Remark also that the work of Peter and Paul is that of gathering together,
whether it be in circumcision or the Gentiles. John is conservative,
maintaining that which is essential in eternal life. He relates the
judgment of God in connection with the world, but as a subject that is
outside his own relations with God, which are given as an introduction and
exordium to the Apocalypse. He follows Christ when Peter is called,
because, although Peter was occupied, as Christ had been, with the call of
the Jews, John-without being called to that work-followed Him on the same
ground. The Lord explains it, as we have seen.

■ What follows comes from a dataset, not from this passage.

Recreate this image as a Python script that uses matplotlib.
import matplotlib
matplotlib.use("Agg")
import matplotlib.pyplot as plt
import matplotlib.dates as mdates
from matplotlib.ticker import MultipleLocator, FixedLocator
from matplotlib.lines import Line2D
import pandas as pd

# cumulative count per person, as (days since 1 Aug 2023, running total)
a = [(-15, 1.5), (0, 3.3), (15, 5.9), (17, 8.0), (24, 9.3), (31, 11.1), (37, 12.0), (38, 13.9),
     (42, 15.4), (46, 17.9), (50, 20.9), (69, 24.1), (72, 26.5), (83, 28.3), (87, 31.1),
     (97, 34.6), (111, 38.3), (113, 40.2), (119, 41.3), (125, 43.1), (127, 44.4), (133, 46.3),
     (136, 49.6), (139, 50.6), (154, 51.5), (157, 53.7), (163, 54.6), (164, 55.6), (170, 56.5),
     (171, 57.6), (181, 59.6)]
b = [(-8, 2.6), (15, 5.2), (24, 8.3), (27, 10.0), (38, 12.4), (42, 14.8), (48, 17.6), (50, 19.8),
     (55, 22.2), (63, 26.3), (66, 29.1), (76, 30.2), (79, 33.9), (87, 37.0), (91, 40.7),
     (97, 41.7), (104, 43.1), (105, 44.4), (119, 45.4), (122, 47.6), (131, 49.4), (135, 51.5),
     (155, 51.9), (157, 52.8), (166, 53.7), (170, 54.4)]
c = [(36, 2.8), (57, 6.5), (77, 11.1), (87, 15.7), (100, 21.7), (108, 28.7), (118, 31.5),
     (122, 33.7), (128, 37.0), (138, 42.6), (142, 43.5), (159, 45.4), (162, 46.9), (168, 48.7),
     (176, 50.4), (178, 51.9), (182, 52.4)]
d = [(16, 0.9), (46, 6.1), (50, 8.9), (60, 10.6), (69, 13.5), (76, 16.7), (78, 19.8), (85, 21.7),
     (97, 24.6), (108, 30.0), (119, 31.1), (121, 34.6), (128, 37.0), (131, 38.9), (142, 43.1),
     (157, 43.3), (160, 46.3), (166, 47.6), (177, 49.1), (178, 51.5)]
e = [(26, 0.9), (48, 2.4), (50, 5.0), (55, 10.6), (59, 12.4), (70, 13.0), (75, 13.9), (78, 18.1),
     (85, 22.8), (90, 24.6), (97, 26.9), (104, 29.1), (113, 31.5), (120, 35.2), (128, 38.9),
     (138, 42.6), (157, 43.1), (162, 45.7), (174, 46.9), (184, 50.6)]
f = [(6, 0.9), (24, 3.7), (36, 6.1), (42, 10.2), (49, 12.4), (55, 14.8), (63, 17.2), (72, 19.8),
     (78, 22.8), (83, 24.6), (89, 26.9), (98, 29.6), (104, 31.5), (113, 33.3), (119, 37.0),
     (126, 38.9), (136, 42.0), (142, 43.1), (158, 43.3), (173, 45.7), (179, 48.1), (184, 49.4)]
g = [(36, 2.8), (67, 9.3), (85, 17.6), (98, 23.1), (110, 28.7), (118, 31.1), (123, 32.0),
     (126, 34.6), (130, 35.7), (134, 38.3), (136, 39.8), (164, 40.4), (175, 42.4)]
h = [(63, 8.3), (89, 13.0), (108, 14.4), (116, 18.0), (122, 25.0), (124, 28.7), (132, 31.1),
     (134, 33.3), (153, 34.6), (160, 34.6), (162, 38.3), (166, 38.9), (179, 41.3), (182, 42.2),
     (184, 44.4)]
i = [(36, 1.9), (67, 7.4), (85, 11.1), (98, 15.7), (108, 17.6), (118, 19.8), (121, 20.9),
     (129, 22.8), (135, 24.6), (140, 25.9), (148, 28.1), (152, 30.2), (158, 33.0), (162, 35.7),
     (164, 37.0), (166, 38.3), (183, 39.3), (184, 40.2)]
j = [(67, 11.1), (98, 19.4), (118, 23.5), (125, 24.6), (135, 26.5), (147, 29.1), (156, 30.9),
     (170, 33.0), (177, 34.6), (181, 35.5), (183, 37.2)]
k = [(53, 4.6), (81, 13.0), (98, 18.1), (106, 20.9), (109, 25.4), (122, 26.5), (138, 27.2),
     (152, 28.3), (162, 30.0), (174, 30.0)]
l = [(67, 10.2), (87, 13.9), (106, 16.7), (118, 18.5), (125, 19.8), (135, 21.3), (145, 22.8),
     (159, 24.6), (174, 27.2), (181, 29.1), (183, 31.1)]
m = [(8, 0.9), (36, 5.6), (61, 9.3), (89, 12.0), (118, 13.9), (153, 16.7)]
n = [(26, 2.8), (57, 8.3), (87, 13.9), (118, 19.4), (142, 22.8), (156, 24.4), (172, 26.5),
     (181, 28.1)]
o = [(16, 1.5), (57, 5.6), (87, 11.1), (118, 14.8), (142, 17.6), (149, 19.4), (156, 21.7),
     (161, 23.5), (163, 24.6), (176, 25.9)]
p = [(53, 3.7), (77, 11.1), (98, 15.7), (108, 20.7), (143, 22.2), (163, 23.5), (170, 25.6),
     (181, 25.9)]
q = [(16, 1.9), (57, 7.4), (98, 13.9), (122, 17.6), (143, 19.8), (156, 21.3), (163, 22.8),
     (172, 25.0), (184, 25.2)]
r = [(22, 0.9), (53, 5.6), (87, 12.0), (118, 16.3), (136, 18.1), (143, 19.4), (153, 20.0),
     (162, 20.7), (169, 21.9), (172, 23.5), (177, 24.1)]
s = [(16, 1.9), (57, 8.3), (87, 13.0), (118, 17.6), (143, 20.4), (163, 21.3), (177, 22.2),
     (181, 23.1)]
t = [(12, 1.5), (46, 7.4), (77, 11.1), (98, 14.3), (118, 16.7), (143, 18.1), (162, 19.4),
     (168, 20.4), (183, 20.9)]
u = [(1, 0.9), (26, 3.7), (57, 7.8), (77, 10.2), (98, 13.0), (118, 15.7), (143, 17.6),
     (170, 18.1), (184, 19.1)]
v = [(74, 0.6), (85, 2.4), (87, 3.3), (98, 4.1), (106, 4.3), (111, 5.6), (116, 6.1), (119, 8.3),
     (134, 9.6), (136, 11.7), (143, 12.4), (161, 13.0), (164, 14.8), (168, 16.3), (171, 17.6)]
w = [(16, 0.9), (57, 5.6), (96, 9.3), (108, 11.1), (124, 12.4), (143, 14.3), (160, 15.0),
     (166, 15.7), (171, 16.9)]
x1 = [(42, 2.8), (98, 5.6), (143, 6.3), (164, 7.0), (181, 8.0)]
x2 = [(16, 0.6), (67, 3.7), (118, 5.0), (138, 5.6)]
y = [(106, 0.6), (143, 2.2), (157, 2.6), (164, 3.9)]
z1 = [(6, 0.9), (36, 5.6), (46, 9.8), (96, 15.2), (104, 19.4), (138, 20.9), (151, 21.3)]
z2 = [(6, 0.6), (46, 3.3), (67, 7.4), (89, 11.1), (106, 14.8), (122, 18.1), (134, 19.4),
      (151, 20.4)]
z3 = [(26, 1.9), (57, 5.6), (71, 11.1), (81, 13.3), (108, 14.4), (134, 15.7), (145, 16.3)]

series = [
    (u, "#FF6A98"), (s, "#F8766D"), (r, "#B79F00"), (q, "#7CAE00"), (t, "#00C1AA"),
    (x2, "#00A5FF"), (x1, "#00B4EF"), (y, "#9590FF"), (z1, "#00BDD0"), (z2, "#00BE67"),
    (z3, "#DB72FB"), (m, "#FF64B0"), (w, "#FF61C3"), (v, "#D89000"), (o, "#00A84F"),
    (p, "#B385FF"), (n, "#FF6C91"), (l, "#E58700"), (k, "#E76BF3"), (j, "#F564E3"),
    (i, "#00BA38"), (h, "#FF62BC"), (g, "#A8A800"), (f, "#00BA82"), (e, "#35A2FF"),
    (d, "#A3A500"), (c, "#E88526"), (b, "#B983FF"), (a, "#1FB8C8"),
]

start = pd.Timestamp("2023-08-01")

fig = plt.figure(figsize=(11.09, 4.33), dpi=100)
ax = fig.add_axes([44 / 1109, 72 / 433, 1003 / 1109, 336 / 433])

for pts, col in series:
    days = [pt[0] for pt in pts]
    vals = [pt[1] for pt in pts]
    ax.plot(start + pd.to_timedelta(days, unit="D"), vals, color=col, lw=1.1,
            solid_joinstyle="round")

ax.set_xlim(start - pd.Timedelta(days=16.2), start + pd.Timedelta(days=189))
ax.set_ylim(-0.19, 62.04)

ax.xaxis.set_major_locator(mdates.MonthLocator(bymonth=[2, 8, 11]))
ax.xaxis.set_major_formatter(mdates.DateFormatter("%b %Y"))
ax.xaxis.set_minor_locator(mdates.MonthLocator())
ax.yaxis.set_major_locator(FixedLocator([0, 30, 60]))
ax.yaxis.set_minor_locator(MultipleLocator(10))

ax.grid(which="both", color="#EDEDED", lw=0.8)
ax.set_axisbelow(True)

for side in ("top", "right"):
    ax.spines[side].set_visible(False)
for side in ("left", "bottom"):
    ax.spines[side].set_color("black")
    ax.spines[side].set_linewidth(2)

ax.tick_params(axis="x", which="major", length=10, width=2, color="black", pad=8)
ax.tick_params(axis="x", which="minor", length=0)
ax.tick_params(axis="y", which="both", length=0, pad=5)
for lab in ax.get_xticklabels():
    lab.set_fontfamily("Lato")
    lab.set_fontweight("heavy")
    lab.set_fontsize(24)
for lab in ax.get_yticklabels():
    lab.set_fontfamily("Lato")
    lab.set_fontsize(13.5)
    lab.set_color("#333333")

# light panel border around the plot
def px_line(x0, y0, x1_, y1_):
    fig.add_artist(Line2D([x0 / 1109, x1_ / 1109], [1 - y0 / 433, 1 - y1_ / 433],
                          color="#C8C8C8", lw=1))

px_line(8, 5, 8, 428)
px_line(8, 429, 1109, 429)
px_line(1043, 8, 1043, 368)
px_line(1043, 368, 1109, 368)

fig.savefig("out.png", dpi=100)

Verses 24, 25 are a kind of inscription on the book. John has not related
all that Jesus did, but that which revealed Him as everlasting life. As to
His works, they could not be numbered.
Here, thanks be to God, are these four precious books laid open, as far as
God has enabled me to do so, in their great principles. Meditation on their
contents in detail, I must leave to each individual heart, assisted by the
mighty operation of the Holy Ghost; for if studied in detail, one might
almost say with the apostle that the world would not contain the books that
should be written. May God in His grace lead souls into the enjoyment of
the inexhaustible streams of grace and truth in Jesus which they contain!